My question is, as stated in the title: how do I prove that if $f,g$ are Riemann integrable over the reals ($\mathcal{R}(\mathbb{R})$), then $f \cdot g \in \mathcal{R}(\mathbb{R})$. However, I have been asked to prove this by using the definition given in class, which is different than the standard definition one would encounter in most analysis courses/texts.
Note: Let $\mathcal{S}(\mathbb{R})$ represent the simple functions. Thus, if $f \in \mathcal{S}(\mathbb{R})$, then $f = \alpha_1 \chi_{I_1}+ ... +\alpha_n \chi_{I_n}$, where $I_1,...,I_n$ are the bounded intervals over $[a,b]$. Also given was (not sure if it is necessary):
$\int f = \alpha_1 \lambda(I_1)+...+\alpha_n \lambda(I_n)$, where $\lambda(I)=b-a$.

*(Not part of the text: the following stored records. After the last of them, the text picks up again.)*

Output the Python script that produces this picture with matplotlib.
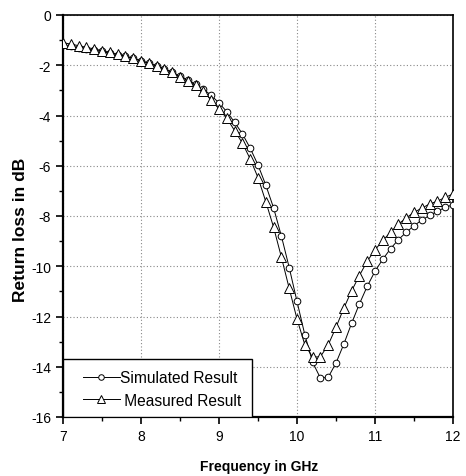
import matplotlib
matplotlib.use("Agg")
import matplotlib.pyplot as plt
from matplotlib.ticker import MultipleLocator
from matplotlib.patches import Rectangle

freq = [7.0, 7.1, 7.2, 7.3, 7.4, 7.5, 7.6, 7.7, 7.8, 7.9,
        8.0, 8.1, 8.2, 8.3, 8.4, 8.5, 8.6, 8.7, 8.8, 8.9,
        9.0, 9.1, 9.2, 9.3, 9.4, 9.5, 9.6, 9.7, 9.8, 9.9,
        10.0, 10.1, 10.2, 10.3, 10.4, 10.5, 10.6, 10.7, 10.8, 10.9,
        11.0, 11.1, 11.2, 11.3, 11.4, 11.5, 11.6, 11.7, 11.8, 11.9, 12.0]

simulated = [-1.2, -1.25, -1.3, -1.35, -1.4, -1.45, -1.52, -1.58, -1.65, -1.73,
             -1.82, -1.92, -2.03, -2.15, -2.28, -2.43, -2.58, -2.76, -2.95, -3.2,
             -3.5, -3.85, -4.27, -4.73, -5.3, -5.97, -6.77, -7.68, -8.8, -10.05,
             -11.4, -12.72, -13.82, -14.45, -14.42, -13.85, -13.1, -12.27, -11.5, -10.8,
             -10.2, -9.72, -9.3, -8.94, -8.65, -8.39, -8.16, -7.98, -7.81, -7.66, -7.55]

measured = [-1.1, -1.16, -1.22, -1.29, -1.35, -1.42, -1.49, -1.57, -1.64, -1.72,
            -1.82, -1.92, -2.02, -2.15, -2.28, -2.45, -2.61, -2.79, -3.03, -3.38,
            -3.74, -4.11, -4.6, -5.1, -5.73, -6.47, -7.43, -8.45, -9.64, -10.88,
            -12.1, -13.12, -13.62, -13.6, -13.13, -12.43, -11.67, -10.98, -10.37, -9.8,
            -9.35, -8.97, -8.65, -8.32, -8.08, -7.85, -7.69, -7.52, -7.41, -7.26, -7.12]

x_ticks = [7, 8, 9, 10, 11, 12]
y_ticks = [0, -2, -4, -6, -8, -10, -12, -14, -16]

plt.rcParams['font.family'] = ['Liberation Sans Narrow', 'Liberation Sans', 'DejaVu Sans']

fig = plt.figure(figsize=(4.66, 4.77), dpi=100)
ax = fig.add_axes([63/466, 1 - 418/477, (453-63)/466, (418-16)/477])

ax.plot(freq, simulated, color='black', lw=0.7, marker='o', ms=4.8,
        mfc='white', mec='black', mew=0.7, label='Simulated Result', zorder=3)
ax.plot(freq, measured, color='black', lw=0.7, marker='^', ms=6.5,
        mfc='white', mec='black', mew=0.7, label=' Measured Result', zorder=3)

ax.set_xlim(7, 12)
ax.set_ylim(-16, 0)
ax.set_xticks(x_ticks)
ax.set_yticks(y_ticks)
ax.set_xticklabels([str(t) for t in x_ticks])
ax.set_yticklabels([str(t) for t in y_ticks])
ax.xaxis.set_minor_locator(MultipleLocator(0.5))
ax.yaxis.set_minor_locator(MultipleLocator(1))
ax.tick_params(which='major', direction='out', length=5, width=1.2, labelsize=10,
               top=False, right=False)
ax.tick_params(which='minor', direction='out', length=3, width=1.0, top=False, right=False)
ax.grid(True, which='major', linestyle=(0, (1, 2)), color='#888888', lw=0.8)

for s in ['left', 'bottom']:
    ax.spines[s].set_linewidth(1.6)
for s in ['top', 'right']:
    ax.spines[s].set_linewidth(1.2)

ax.set_xlabel('Frequency in GHz', fontweight='bold', fontsize=10,
              family=['Liberation Sans', 'DejaVu Sans'])
ax.xaxis.set_label_coords(0.503, -0.105)
ax.set_ylabel('Return loss in dB', fontweight='bold', fontsize=12.5,
              family=['Liberation Sans', 'DejaVu Sans'])
ax.yaxis.set_label_coords(-0.09, 0.468)

leg = ax.legend(loc='upper left', bbox_to_anchor=((83 - 63) / 390, (418 - 371) / 402),
                frameon=False, fontsize=11.2, borderaxespad=0, borderpad=0,
                handlelength=2.35, handletextpad=0.0, labelspacing=0.5)
leg.set_zorder(5)
for h, s in zip(leg.legend_handles, [4.0, 5.5]):
    h.set_markersize(s)
frame = Rectangle((0, 0), (252 - 63) / 390, (418 - 360) / 402, transform=ax.transAxes,
                  facecolor='white', edgecolor='black', lw=1.0, zorder=4)
ax.add_patch(frame)

fig.savefig('out.png', dpi=100)
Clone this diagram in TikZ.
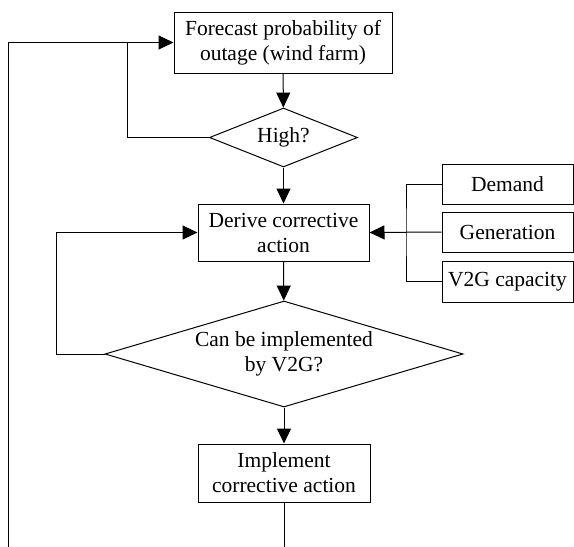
\documentclass[tikz,border=0pt]{standalone}
\usepackage{fontspec}
\setmainfont{Liberation Serif}
\usetikzlibrary{shapes.geometric,arrows.meta}
\begin{document}
\begin{tikzpicture}[x=1pt,y=-1pt,
  every node/.style={font=\fontsize{21.5pt}{25pt}\selectfont},
  boxnode/.style={draw,line width=1pt,rectangle,align=center,inner sep=0pt},
  decnode/.style={draw,line width=1pt,diamond,inner sep=0pt},
  line/.style={line width=1pt},
  arr/.style={line width=1pt,-{Triangle[length=15pt,width=14pt]}}]
\useasboundingbox (0,0) rectangle (574,547);
\node[boxnode,minimum width=218pt,minimum height=61pt] (fc) at (283,42.5) {Forecast probability of\\outage (wind farm)};
\node[decnode,minimum width=148pt,minimum height=59pt] (high) at (283.5,137.5) {};
\node at (high) {High?};
\node[boxnode,minimum width=171pt,minimum height=57pt] (der) at (283.5,232.5) {Derive corrective\\action};
\node[boxnode,minimum width=131pt,minimum height=40pt] (dem) at (507.5,184) {Demand};
\node[boxnode,minimum width=131pt,minimum height=40pt] (gen) at (507.5,232) {Generation};
\node[boxnode,minimum width=131pt,minimum height=41pt] (v2g) at (507.5,281.5) {V2G capacity};
\node[decnode,minimum width=358pt,minimum height=106pt] (can) at (284,354) {};
\node[align=center] at (can) {Can be implemented\\by V2G?};
\node[boxnode,minimum width=172pt,minimum height=58pt] (imp) at (284,473) {Implement\\corrective action};
\coordinate (bl) at (8.5,547);
\coordinate (bb) at (284,547);
\coordinate (j1) at (127,42.5);
\coordinate (j2) at (56,232.5);
\coordinate (bus) at (406,232);
% connectors
\draw[arr] (fc) -- (high);
\draw[arr] (high) -- (der);
\draw[arr] (der) -- (can);
\draw[arr] (can) -- (imp);
\draw[line] (imp) -- (bb);
\draw[arr] (bl) |- (fc.west);
\draw[line] (high.west) -| (j1);
\draw[arr] (can.west) -| (j2) -- (der.west);
\draw[line] (dem.west) -| (bus) |- (v2g.west);
\draw[arr] (gen.west) -- (der.east);
\end{tikzpicture}
\end{document}
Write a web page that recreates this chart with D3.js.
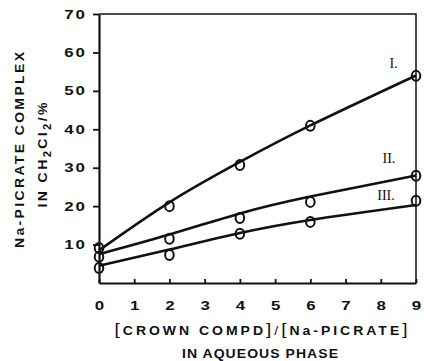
<!DOCTYPE html>
<html>
<head>
<meta charset="utf-8">
<script src="https://cdn.jsdelivr.net/npm/d3@7"></script>
<style>
  body { margin: 0; background: #fff; }
  svg { display: block; }
  text { font-family: "Liberation Sans", Arial, sans-serif; font-weight: bold; fill: #111; }
</style>
</head>
<body>
<div id="chart"></div>
<script>
// measured points (ratio vs % complex)
const ratios = [0, 2, 4, 6, 9];
const pointsI = [9.1, 20, 30.7, 40.9, 53.9];
const pointsII = [6.8, 11.5, 16.9, 21.1, 27.9];
const pointsIII = [3.9, 7.3, 12.8, 15.9, 21.4];

// smooth fitted curves
const curveI = [8.5, 21, 31.5, 41, 54];
const curveII = [7.5, 12.6, 18.1, 22.5, 28];
const curveIII = [4.5, 8.7, 13, 16.4, 20.3];

const seriesNames = ['I.', 'II.', 'III.'];
const xTicks = [0, 1, 2, 3, 4, 5, 6, 7, 8, 9];
const yTicks = [10, 20, 30, 40, 50, 60, 70];

const width = 424, height = 361;
// the original lettering is an extended grotesque
const digitStretch = 1.35;
const titleStretch = 1.12;

const svg = d3.select('#chart').append('svg')
  .attr('width', width)
  .attr('height', height);

const x = d3.scaleLinear().domain([0, 9]).range([99, 416]);
const y = d3.scaleLinear().domain([0, 70]).range([283, 14]);

// frame: top and right edges
svg.append('path')
  .attr('d', `M${x(0)},${y(70)}H${x(9)}V${y(0)}`)
  .attr('fill', 'none')
  .attr('stroke', '#111')
  .attr('stroke-width', 1.5);

// y axis
const yAxis = svg.append('g')
  .attr('transform', `translate(${x(0)},0)`)
  .call(d3.axisLeft(y).tickValues(yTicks).tickSize(6).tickPadding(6).tickSizeOuter(0));
yAxis.select('.domain').attr('stroke-width', 2.2).attr('stroke', '#111');
yAxis.selectAll('.tick line').attr('stroke-width', 1.8).attr('stroke', '#111');
yAxis.selectAll('.tick text')
  .attr('x', 0)
  .attr('transform', `translate(-12,0) scale(${digitStretch},1)`)
  .style('font-size', '12.5px')
  .style('letter-spacing', '1.5px')
  .attr('fill', '#111');

// x axis, ticks pointing inward
const xAxis = svg.append('g')
  .attr('transform', `translate(0,${y(0)})`)
  .call(d3.axisBottom(x).tickValues(xTicks).tickSizeInner(-4).tickSizeOuter(0).tickPadding(0));
xAxis.select('.domain').attr('stroke-width', 2.2).attr('stroke', '#111');
xAxis.selectAll('.tick line').attr('stroke-width', 1.8).attr('stroke', '#111');
xAxis.selectAll('.tick text')
  .attr('y', 27)
  .attr('dy', 0)
  .attr('transform', `scale(${digitStretch},1)`)
  .style('font-size', '12.5px')
  .attr('fill', '#111');

// curves
const line = d3.line()
  .x((d, i) => x(ratios[i]))
  .y(d => y(d))
  .curve(d3.curveNatural);

const curves = [curveI, curveII, curveIII];
const points = [pointsI, pointsII, pointsIII];

svg.append('g').selectAll('path')
  .data(curves)
  .join('path')
  .attr('d', line)
  .attr('fill', 'none')
  .attr('stroke', '#111')
  .attr('stroke-width', 2.6);

// open circle markers
points.forEach(vals => {
  svg.append('g').selectAll('ellipse')
    .data(vals)
    .join('ellipse')
    .attr('cx', (d, i) => x(ratios[i]))
    .attr('cy', d => y(d))
    .attr('rx', 4.3)
    .attr('ry', 5)
    .attr('fill', 'none')
    .attr('stroke', '#111')
    .attr('stroke-width', 2);
});

// series labels (serif, like the original)
const labelAt = [[8.25, 56], [8.05, 31.2], [7.9, 21.5]];
svg.append('g').selectAll('text')
  .data(seriesNames)
  .join('text')
  .attr('x', (d, i) => x(labelAt[i][0]))
  .attr('y', (d, i) => y(labelAt[i][1]))
  .style('font-family', '"Liberation Serif", "Times New Roman", serif')
  .style('font-weight', 'normal')
  .style('font-size', '14px')
  .text(d => d);

// helper: stretched, fixed-length text line
function label(tx, ty, rot, len, size) {
  return svg.append('text')
    .attr('transform', `translate(${tx},${ty}) rotate(${rot}) scale(${titleStretch},1)`)
    .attr('text-anchor', 'middle')
    .attr('textLength', len / titleStretch)
    .attr('lengthAdjust', 'spacing')
    .style('font-size', size + 'px');
}

// x title
const xt1 = label(261, 335, 0, 293, 12.5);
xt1.append('tspan').style('font-size', '17px').style('font-weight', 'normal').text('[');
xt1.append('tspan').text('CROWN  COMPD');
xt1.append('tspan').style('font-size', '17px').style('font-weight', 'normal').text(']');
xt1.append('tspan').style('font-weight', 'normal').text('/');
xt1.append('tspan').style('font-size', '17px').style('font-weight', 'normal').text('[');
xt1.append('tspan').text('Na-PICRATE');
xt1.append('tspan').style('font-size', '17px').style('font-weight', 'normal').text(']');

label(260, 358, 0, 156, 12.5).text('IN AQUEOUS  PHASE');

// y title
label(24, 150, -90, 196, 12.5).text('Na-PICRATE  COMPLEX');

const yt2 = label(47, 155, -90, 105, 12.5);
yt2.append('tspan').text('IN CH');
yt2.append('tspan').attr('dy', 4).style('font-size', '10px').text('2');
yt2.append('tspan').attr('dy', -4).text('Cl');
yt2.append('tspan').attr('dy', 4).style('font-size', '10px').text('2');
yt2.append('tspan').attr('dy', -4).text('/%');
</script>
</body>
</html>
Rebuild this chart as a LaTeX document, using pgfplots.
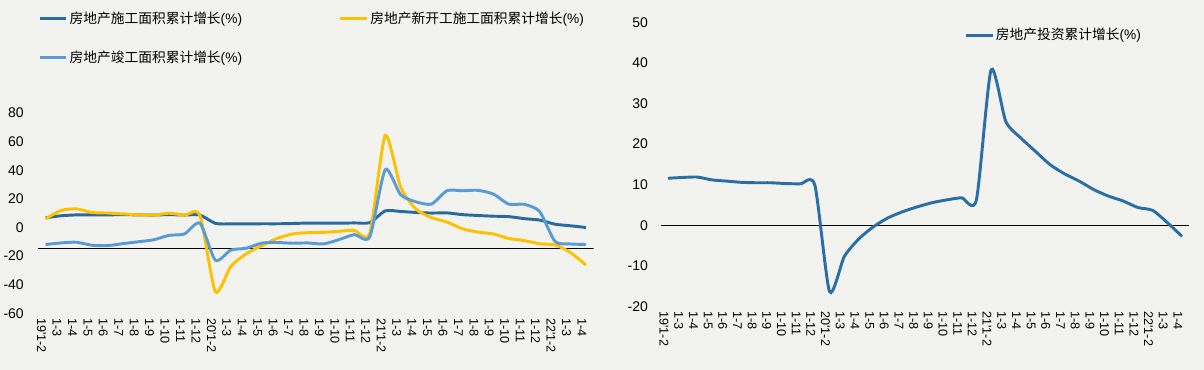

The definition is as follows:
$f \in \mathcal{R}(\mathbb{R})$ if for all $\varepsilon>0$ there exist $g,h \in \mathcal{S}(\mathbb{R})$ such that $$g_{\varepsilon}\leq f \leq h_{\varepsilon} $$ and $$\int (h_{\varepsilon}-g_{\varepsilon})<\varepsilon$$
I have no idea where to start. If additional information is needed to answer the question, please let me know. I don't entirely understand the definition so it is difficult to know whether I have provided enough info. Any help is appreciated.